━━━ Information provided
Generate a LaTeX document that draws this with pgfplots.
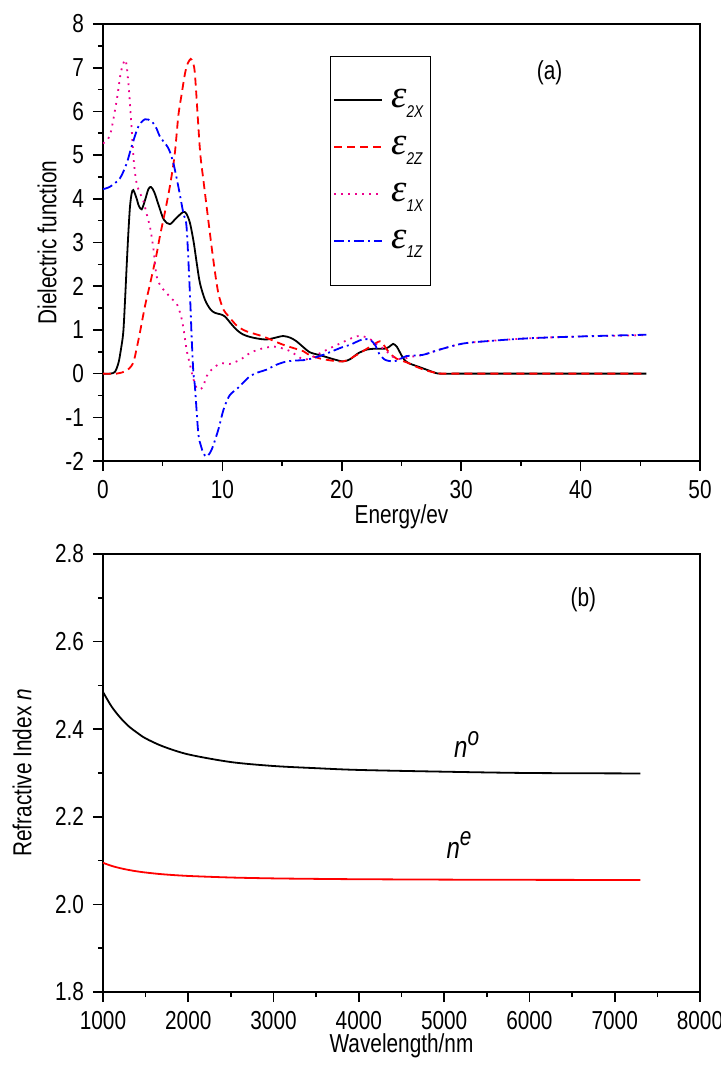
\documentclass[border=0pt]{standalone}
\usepackage{fontspec}
\setmainfont{Liberation Sans}[FakeStretch=0.8]
\newfontfamily\epsfont{Liberation Serif}
\usepackage{pgfplots}
\pgfplotsset{compat=1.18}
\newcommand{\eps}[1]{\hspace{2pt}{\epsfont\fontsize{19.5}{21}\selectfont\itshape ε}\raisebox{-0.7ex}{\fontsize{8.5}{9}\selectfont\itshape #1}}
\begin{document}
\fontsize{13}{15}\selectfont
\begin{tikzpicture}
\path[use as bounding box] (-51.5pt,12pt) rectangle (308.5pt,-521pt);
\pgfplotsset{
  myaxis/.style={
    scale only axis,
    width=298.5pt,
    axis line style={line width=1pt},
    tick style={line width=0.8pt,black},
    tick align=outside,
    major tick length=5pt,
    minor tick length=2.5pt,
    xtick pos=lower, ytick pos=left,
    /pgf/number format/assume math mode=true,
    /pgf/number format/1000 sep={},
    scaled ticks=false,
    tick label style={font=\fontsize{13}{15}\selectfont},
    label style={font=\fontsize{13}{15}\selectfont},
    clip=true,
  }
}
\begin{axis}[myaxis,
  at={(0,0)}, anchor=north west,
  height=218.5pt,
  xmin=0, xmax=50, ymin=-2, ymax=8,
  xtick={0,10,...,50}, minor x tick num=1,
  ytick={-2,-1,...,8}, minor y tick num=1,
  xlabel={Energy/ev}, ylabel={Dielectric function},
  every axis x label/.style={at={(axis description cs:0.5,-0.127)},anchor=center},
  every axis y label/.style={at={(axis description cs:-0.0938,0.5)},rotate=90,anchor=center},
  legend style={at={(0.380,0.927)}, anchor=north west,
     inner xsep=1.5pt, inner ysep=14.5pt, row sep=8.3pt, font=\fontsize{13}{15}\selectfont,
     legend cell align=left},
  legend image code/.code={\draw[line width=1pt,#1] (0pt,0pt) -- (24pt,0pt);},
]
\addplot[color=black, line width=0.9pt, smooth] coordinates {
(0,0)(0.6,0)(1.0,0.04)(1.3,0.25)(1.5,0.55)(1.7,0.95)(1.85,1.7)(1.98,2.45)(2.12,3.2)(2.26,3.82)(2.4,4.12)(2.54,4.2)
(2.8,4.02)(3.0,3.84)(3.24,3.76)(3.5,3.95)(3.8,4.22)(4.02,4.27)(4.3,4.15)(4.7,3.82)(5.1,3.52)(5.6,3.42)
(6.1,3.55)(6.73,3.7)(7.0,3.65)(7.29,3.44)(7.6,3.0)(7.85,2.53)(8.12,2.07)(8.54,1.69)(9.0,1.47)(9.38,1.39)
(9.8,1.36)(10.2,1.31)(10.7,1.15)(11.2,1.0)(11.7,0.9)(12.3,0.84)(13.0,0.8)(13.7,0.78)(14.4,0.82)(15.1,0.86)
(15.7,0.82)(16.2,0.74)(16.8,0.6)(17.3,0.49)(17.9,0.44)(18.45,0.40)(19.3,0.33)(20.1,0.28)(20.7,0.33)
(21.4,0.47)(22.1,0.55)(22.8,0.57)(23.6,0.57)(24.0,0.62)(24.3,0.68)(24.6,0.62)(24.9,0.47)(25.2,0.33)
(25.6,0.24)(26.5,0.15)(27.2,0.08)(27.7,0.03)(28.2,0.0)(30,0)(35,0)(40,0)(45.5,0)
};
\addlegendentry{\eps{2X}}
\addplot[color=red, line width=0.9pt, dash pattern=on 4pt off 2.5pt, smooth] coordinates {
(0,0)(1.15,0)(1.84,0.05)(2.2,0.12)(2.54,0.25)(2.8,0.55)(3.1,0.95)(3.52,1.55)(3.94,2.05)(4.5,2.75)(4.77,3.15)
(5.19,3.7)(5.61,4.3)(6.0,5.0)(6.31,5.9)(6.59,6.4)(6.87,6.87)(7.1,7.1)(7.35,7.2)(7.5,7.12)(7.7,6.85)
(8.12,5.12)(8.4,4.45)(8.68,3.82)(9.24,2.6)(9.66,1.84)(10.1,1.46)(10.5,1.32)(11.2,1.1)(12.0,0.97)
(13.4,0.85)(15.1,0.66)(16.8,0.51)(17.3,0.42)(18.45,0.33)(20.1,0.28)(21.2,0.42)(22.4,0.62)(23.2,0.74)
(23.6,0.62)(24.0,0.47)(24.6,0.34)(25.5,0.25)(26.3,0.15)(27.1,0.07)(28.0,0.01)(28.5,0)(35,0)(45.5,0)
};
\addlegendentry{\eps{2Z}}
\addplot[color=magenta, line width=0.9pt, dash pattern=on 0.9pt off 2.6pt, smooth] coordinates {
(0,5.27)(0.59,5.46)(1.15,6.26)(1.5,6.9)(1.84,7.18)(2.0,7.0)(2.2,6.4)(2.4,5.6)(2.6,4.8)(2.82,4.35)(3.1,4.13)
(3.38,3.95)(3.66,3.65)(3.94,3.35)(4.2,2.9)(4.5,2.22)(4.9,1.98)(5.33,1.84)(5.8,1.7)(6.17,1.6)(6.5,1.35)
(6.73,1.05)(7.0,0.55)(7.29,0.2)(7.6,-0.15)(7.85,-0.33)(8.1,-0.36)(8.4,-0.29)(8.68,-0.06)(9.24,0.13)
(9.94,0.24)(10.6,0.22)(11.5,0.32)(12.3,0.47)(13.0,0.55)(13.4,0.58)(14.3,0.62)(15.0,0.58)(15.7,0.51)
(16.3,0.4)(16.8,0.32)(17.3,0.35)(17.9,0.43)(19.0,0.58)(20.4,0.76)(21.2,0.85)(21.7,0.86)(22.3,0.8)
(22.9,0.68)(23.6,0.55)(24.3,0.38)(25.0,0.33)(25.7,0.38)(26.8,0.43)(28.2,0.55)(30.2,0.69)(33.0,0.76)
(35.8,0.81)(39.9,0.85)(45.5,0.88)
};
\addlegendentry{\eps{1X}}
\addplot[color=blue, line width=0.9pt, dash pattern=on 5pt off 2pt on 1pt off 2pt, smooth] coordinates {
(0,4.22)(0.6,4.28)(1.42,4.47)(1.98,4.81)(2.4,5.2)(2.96,5.65)(3.52,5.82)(4.08,5.77)(4.5,5.6)(4.77,5.42)
(5.47,5.16)(5.89,4.82)(6.31,4.28)(6.73,3.67)(7.0,3.35)(7.29,1.77)(7.43,0.8)(7.57,0.02)(7.7,-0.3)
(7.98,-1.36)(8.2,-1.65)(8.4,-1.81)(8.68,-1.9)(9.1,-1.74)(9.66,-1.28)(10.1,-0.82)(10.6,-0.5)(11.3,-0.33)
(11.7,-0.22)(12.3,-0.06)(13.0,0.03)(13.7,0.09)(14.5,0.2)(15.4,0.28)(16.2,0.3)(17.1,0.32)(18.45,0.43)
(19.0,0.49)(20.0,0.6)(20.7,0.66)(21.5,0.76)(21.9,0.79)(22.4,0.77)(22.8,0.65)(23.1,0.47)(23.6,0.32)
(24.3,0.28)(24.8,0.32)(25.4,0.40)(26.8,0.43)(28.2,0.55)(30.2,0.69)(33.0,0.76)(35.8,0.81)(39.9,0.85)(45.5,0.89)
};
\addlegendentry{\eps{1Z}}
\node at (axis cs:37.4,6.88) {(a)};
\end{axis}
\begin{axis}[myaxis,
  at={(0,-265pt)}, anchor=north west,
  height=219pt,
  xmin=1000, xmax=8000, ymin=1.8, ymax=2.8,
  xtick={1000,2000,...,8000}, minor x tick num=1,
  ytick={1.8,2.0,...,2.8}, minor y tick num=1,
  yticklabel style={/pgf/number format/.cd, fixed, fixed zerofill, precision=1},
  xlabel={Wavelength/nm}, ylabel={Refractive Index \textit{n}},
  every axis x label/.style={at={(axis description cs:0.5,-0.122)},anchor=center},
  every axis y label/.style={at={(axis description cs:-0.1357,0.5)},rotate=90,anchor=center},
]
\addplot[color=black, line width=0.9pt, smooth] coordinates {
(1000,2.485)(1100,2.452)(1200,2.427)(1300,2.407)(1400,2.392)(1500,2.379)(1700,2.361)(2000,2.3425)
(2500,2.325)(3000,2.316)(3500,2.311)(4000,2.307)(5000,2.303)(6000,2.300)(7300,2.299)
};
\addplot[color=red, line width=0.9pt, smooth] coordinates {
(1000,2.095)(1100,2.088)(1200,2.0828)(1300,2.0787)(1400,2.0754)(1500,2.0728)(1700,2.0688)(2000,2.065)
(2500,2.0614)(3000,2.0594)(3500,2.0583)(4000,2.0575)(5000,2.0566)(6000,2.0561)(7300,2.0558)
};
\node at (axis cs:6632,2.695) {(b)};
\node at (axis cs:5264,2.365) {\fontsize{15}{16}\selectfont\itshape n\raisebox{0.8ex}{\fontsize{13}{14}\selectfont o}};
\node at (axis cs:5174,2.136) {\fontsize{15}{16}\selectfont\itshape n\raisebox{0.8ex}{\fontsize{13}{14}\selectfont e}};
\end{axis}
\end{tikzpicture}
\end{document}
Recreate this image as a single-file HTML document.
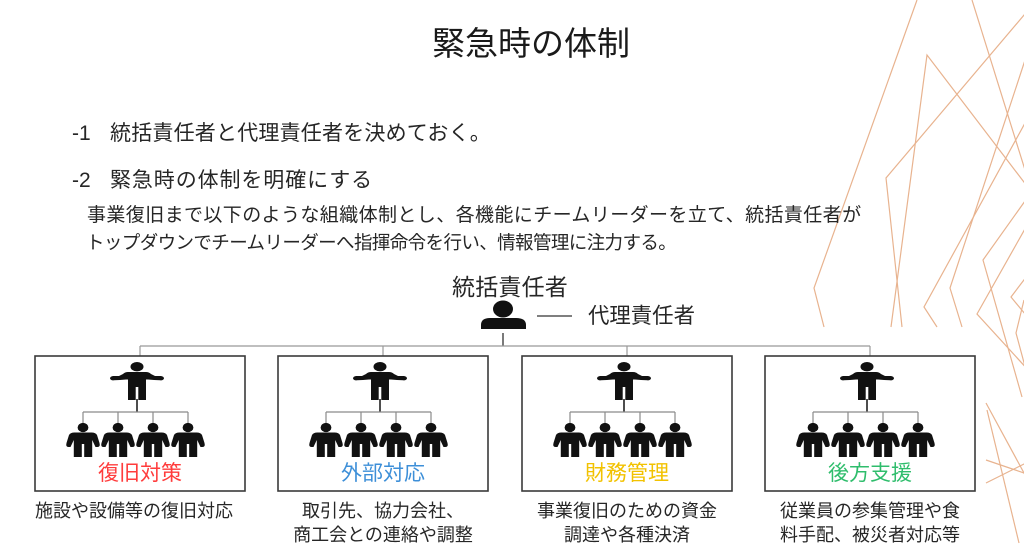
━━━━━━
Whichever lines contain the string "image", select and copy them.

  legend image code/.code={\draw[line width=1pt,#1] (0pt,0pt) -- (24pt,0pt);},
Recreate this image as a single-file HTML document.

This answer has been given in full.